The following year, on April 21, 1971, Ora Little sold the property to William and Salley Cizmarc, beginning a succession of owners in a relatively few years. Each new owner took out

proportionately larger loans to pay off in the purchase price what was owed by the previous

owners. The Cizmarcs sold the 2.136 acres upon which the Woodbridge Inn stands to Michael

and Elaine Conan on July 9, 1973.


The Conans, in turn, sold the same property to Leopold and Helen Frank on July 13, 1976. They only held the property until December 27, 1976, when they sold it to Jochem and Brenda S. Rueffert.


Jochem Joe Rueffert was a German-born French chief. He was working in Atlanta when he saw the potential for reviving the old Jasper Hotel as a restaurant. However, he had serious doubts about the money needed to restore the building and the business that fallen off.

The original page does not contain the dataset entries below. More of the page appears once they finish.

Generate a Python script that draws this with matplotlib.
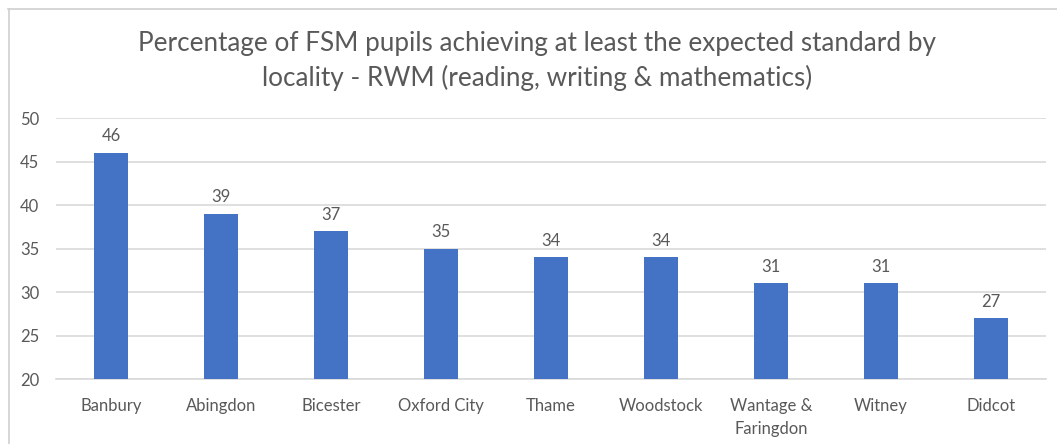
import matplotlib.pyplot as plt
from matplotlib.lines import Line2D

localities = ["Banbury", "Abingdon", "Bicester", "Oxford City", "Thame",
              "Woodstock", "Wantage &\nFaringdon", "Witney", "Didcot"]
rwm_pct = [46, 39, 37, 35, 34, 34, 31, 31, 27]
y_ticks = [20, 25, 30, 35, 40, 45, 50]

title = ("Percentage of FSM pupils achieving at least the expected standard by\n"
         "locality - RWM (reading, writing & mathematics)")

text_col = "#595959"
grid_col = "#D9D9D9"
bar_col = "#4472C4"

plt.rcParams["font.family"] = ["Lato", "DejaVu Sans"]

W, H = 1057, 444
fig = plt.figure(figsize=(W / 100, H / 100), dpi=100)
fig.patch.set_facecolor("white")

# chart frame (top and left edges)
fig.add_artist(Line2D([8 / W, 1.0], [1 - 9.5 / H, 1 - 9.5 / H], color="#D0D0D0", lw=1.2))
fig.add_artist(Line2D([8.5 / W, 8.5 / W], [0.0, 1 - 9.5 / H], color="#D0D0D0", lw=1.2))

ax = fig.add_axes([56 / W, 1 - 379 / H, (1046 - 56) / W, (379 - 118) / H])
x = range(len(localities))
bars = ax.bar(x, rwm_pct, width=0.31, color=bar_col, zorder=3)

ax.set_ylim(20, 50)
ax.set_xlim(-0.5, len(localities) - 0.5)
ax.set_yticks(y_ticks)
ax.set_xticks(list(x))
ax.set_xticklabels(localities, linespacing=1.5)
ax.grid(axis="y", color=grid_col, lw=1.2, zorder=0)
for s in ["top", "right", "left"]:
    ax.spines[s].set_visible(False)
ax.spines["bottom"].set_color(grid_col)
ax.spines["bottom"].set_linewidth(1.2)
ax.tick_params(axis="both", length=0, labelsize=12, colors=text_col)
ax.tick_params(axis="x", pad=14)
ax.tick_params(axis="y", pad=12)

for xi, v in zip(x, rwm_pct):
    ax.annotate(f"{v}", (xi, v), xytext=(0, 6), textcoords="offset points",
                ha="center", va="bottom", fontsize=12, color=text_col)

fig.text(0.5085, 1 - 61 / H, title, ha="center", va="center", fontsize=18.8,
         color=text_col, linespacing=1.45)

fig.savefig("out.png", dpi=100)
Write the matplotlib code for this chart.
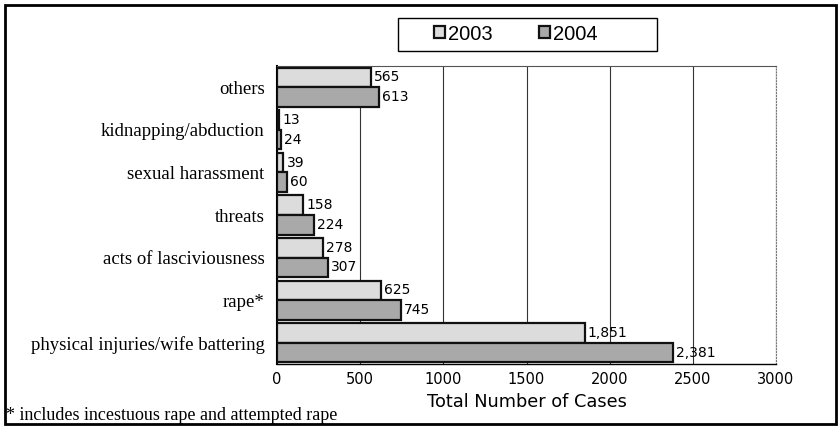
import matplotlib
matplotlib.use("Agg")
import matplotlib.pyplot as plt
import numpy as np
from matplotlib.patches import Rectangle

categories = [
    "physical injuries/wife battering",
    "rape*",
    "acts of lasciviousness",
    "threats",
    "sexual harassment",
    "kidnapping/abduction",
    "others",
]
cases_2003 = [1851, 625, 278, 158, 39, 13, 565]
cases_2004 = [2381, 745, 307, 224, 60, 24, 613]
x_ticks = [0, 500, 1000, 1500, 2000, 2500, 3000]

_C03 = "#dcdcdc"
_C04 = "#a9a9a9"
_EDGE = "#111111"

W, H = 840, 428
fig = plt.figure(figsize=(W / 100, H / 100), dpi=100, facecolor="white")
ax = fig.add_axes([277 / W, 1 - 364 / H, 499 / W, 298 / H])

y = np.arange(len(categories))
h = 0.46
b03 = ax.barh(y + h / 2, cases_2003, height=h, color=_C03, edgecolor=_EDGE,
              linewidth=1.6, label="2003", zorder=3)
b04 = ax.barh(y - h / 2, cases_2004, height=h, color=_C04, edgecolor=_EDGE,
              linewidth=1.6, label="2004", zorder=3)

for bars, vals in ((b03, cases_2003), (b04, cases_2004)):
    for bar, v in zip(bars, vals):
        ax.text(bar.get_width() + 18, bar.get_y() + bar.get_height() / 2,
                f"{v:,}", ha="left", va="center", fontsize=10,
                family="DejaVu Sans", color="black", zorder=4)

ax.set_xlim(0, 3000)
ax.set_ylim(-0.5, len(categories) - 0.5)
ax.set_xticks(x_ticks)
ax.set_xticklabels([str(t) for t in x_ticks], family="DejaVu Sans", fontsize=10.5)
ax.set_yticks(y)
ax.set_yticklabels(categories, family="Liberation Serif", fontsize=13.5)
ax.tick_params(axis="y", length=0, pad=9)
ax.tick_params(axis="x", length=0, pad=6)
ax.xaxis.grid(True, color="#333333", linewidth=0.8, zorder=0)
ax.set_axisbelow(True)

ax.spines["left"].set_color("black")
ax.spines["left"].set_linewidth(1.5)
ax.spines["bottom"].set_color("black")
ax.spines["bottom"].set_linewidth(1.0)
ax.spines["top"].set_color("#555555")
ax.spines["top"].set_linewidth(0.8)
ax.spines["right"].set_color("#777777")
ax.spines["right"].set_linewidth(0.8)
ax.spines["right"].set_linestyle(":")

ax.set_xlabel("Total Number of Cases", family="DejaVu Sans", fontsize=12.8,
              labelpad=4)

# legend box drawn separately (wide side padding)
fig.patches.append(Rectangle((398 / W, 1 - 51 / H), 259 / W, 33 / H,
                             transform=fig.transFigure, fill=False,
                             edgecolor="black", linewidth=1.0))
leg = fig.legend(handles=[b03, b04], labels=["2003", "2004"], ncol=2,
                 loc="center", bbox_to_anchor=(516 / W, 1 - 34 / H),
                 prop={"family": "Liberation Sans", "size": 14.5},
                 frameon=False, handlelength=0.55, handleheight=0.55,
                 handletextpad=0.15, columnspacing=2.3)

fig.text(6 / W, 1 - 420 / H, "* includes incestuous rape and attempted rape",
         family="Liberation Serif", fontsize=13, ha="left", va="baseline")

fig.patches.append(Rectangle((5 / W, 4 / H), 831 / W, 419 / H,
                             transform=fig.transFigure, fill=False,
                             edgecolor="black", linewidth=2.0))

fig.savefig("out.png", dpi=100, facecolor="white")
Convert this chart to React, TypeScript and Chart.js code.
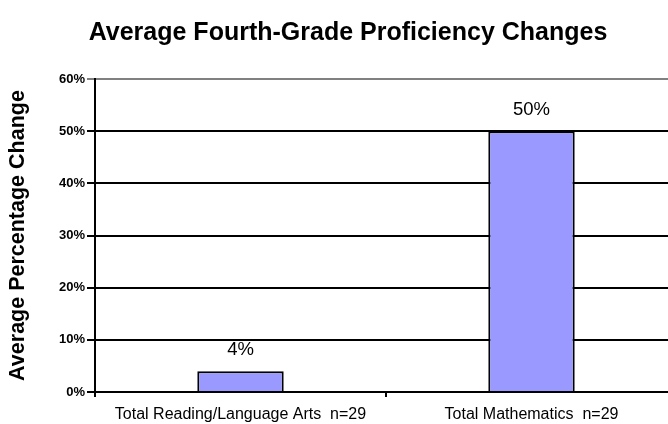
import React, { useEffect, useRef } from "react";
import { Chart, registerables } from "chart.js";

Chart.register(...registerables);

const categories = ["Total Reading/Language Arts  n=29", "Total Mathematics  n=29"];
const values = [4, 50];
const valueLabels = ["4%", "50%"];
const yTicks = [0, 10, 20, 30, 40, 50, 60];
const chartTitle = "Average Fourth-Grade Proficiency Changes";
const yTitle = "Average Percentage Change";

const FONT = "'Liberation Sans', Arial, sans-serif";

const titlePlugin = {
  id: "customTitle",
  afterDraw(chart: any) {
    const ctx = chart.ctx;
    ctx.save();
    ctx.font = `bold 25px ${FONT}`;
    ctx.fillStyle = "#000";
    ctx.textAlign = "center";
    ctx.textBaseline = "alphabetic";
    ctx.fillText(chartTitle, 348, 40);
    ctx.restore();
  },
};

const valueLabelPlugin = {
  id: "valueLabels",
  afterDatasetsDraw(chart: any) {
    const ctx = chart.ctx;
    const meta = chart.getDatasetMeta(0);
    ctx.save();
    ctx.font = `18.5px ${FONT}`;
    ctx.fillStyle = "#000";
    ctx.textAlign = "center";
    ctx.textBaseline = "middle";
    meta.data.forEach((bar: any, i: number) => {
      ctx.fillText(valueLabels[i], bar.x, bar.y - 21);
    });
    ctx.restore();
  },
};

export default function App() {
  const ref = useRef<HTMLCanvasElement>(null);
  useEffect(() => {
    if (!ref.current) return;
    const chart = new Chart(ref.current, {
      type: "bar",
      data: {
        labels: categories,
        datasets: [
          {
            data: values,
            backgroundColor: "#9999FF",
            borderColor: "#000",
            borderWidth: 2,
            barPercentage: 0.297,
            categoryPercentage: 1,
          },
        ],
      },
      options: {
        animation: false,
        responsive: false,
        layout: { padding: { top: 79, left: 0, right: 0, bottom: 0 } },
        plugins: { legend: { display: false }, tooltip: { enabled: false }, title: { display: false } },
        scales: {
          x: {
            afterFit: (s: any) => { s.height = 32; },
            grid: {
              offset: true,
              drawOnChartArea: false,
              drawTicks: true,
              tickLength: 5,
              color: "#000",
              lineWidth: 2,
            },
            border: { color: "#000", width: 2 },
            ticks: { color: "#000", font: { family: FONT, size: 16 }, padding: 8, maxRotation: 0, autoSkip: false },
          },
          y: {
            min: 0,
            max: 60,
            afterFit: (s: any) => { s.width = 95; },
            afterBuildTicks: (s: any) => { s.ticks = yTicks.map((v) => ({ value: v })); },
            grid: {
              color: (c: any) => (c.tick && c.tick.value === 60 ? "#808080" : "#000"),
              lineWidth: 2,
              tickLength: 8,
            },
            border: { color: "#000", width: 2 },
            ticks: {
              color: "#000",
              font: { family: FONT, size: 13, weight: "bold" },
              padding: 2,
              callback: (v: any) => `${v}%`,
            },
            title: {
              display: true,
              text: yTitle,
              color: "#000",
              font: { family: FONT, size: 21.5, weight: "bold" },
              padding: { top: 5, bottom: 0 },
            },
          },
        },
      },
      plugins: [titlePlugin, valueLabelPlugin],
    } as any);
    return () => chart.destroy();
  }, []);
  return (
    <div style={{ position: "fixed", left: 0, top: 0, width: 668, height: 424, overflow: "hidden", background: "#fff" }}>
      <canvas ref={ref} width={677} height={424} style={{ display: "block", width: 677, height: 424 }} />
    </div>
  );
}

He still had these doubts after the purchase. For several months, he and his family were the only employees and he remembers that they constantly work harder, only to lose more money every week. They did succeed and have become profitable, with a clientele coming from Atlanta and far beyond for Joe's French country cuisine. The restaurant has been praised in several newspapers and magazines across Georgia as well as on television's PM Magazine. With profits from the restaurant, the Ruefferts have replaced the roof and several windows, added a rear deck, and reversed the building’s general deterioration. The outside siding replaces various sidings used on the building since the late 1930s. A separate building has been built to restore the Woodbridge Inn to its former status of a hotel.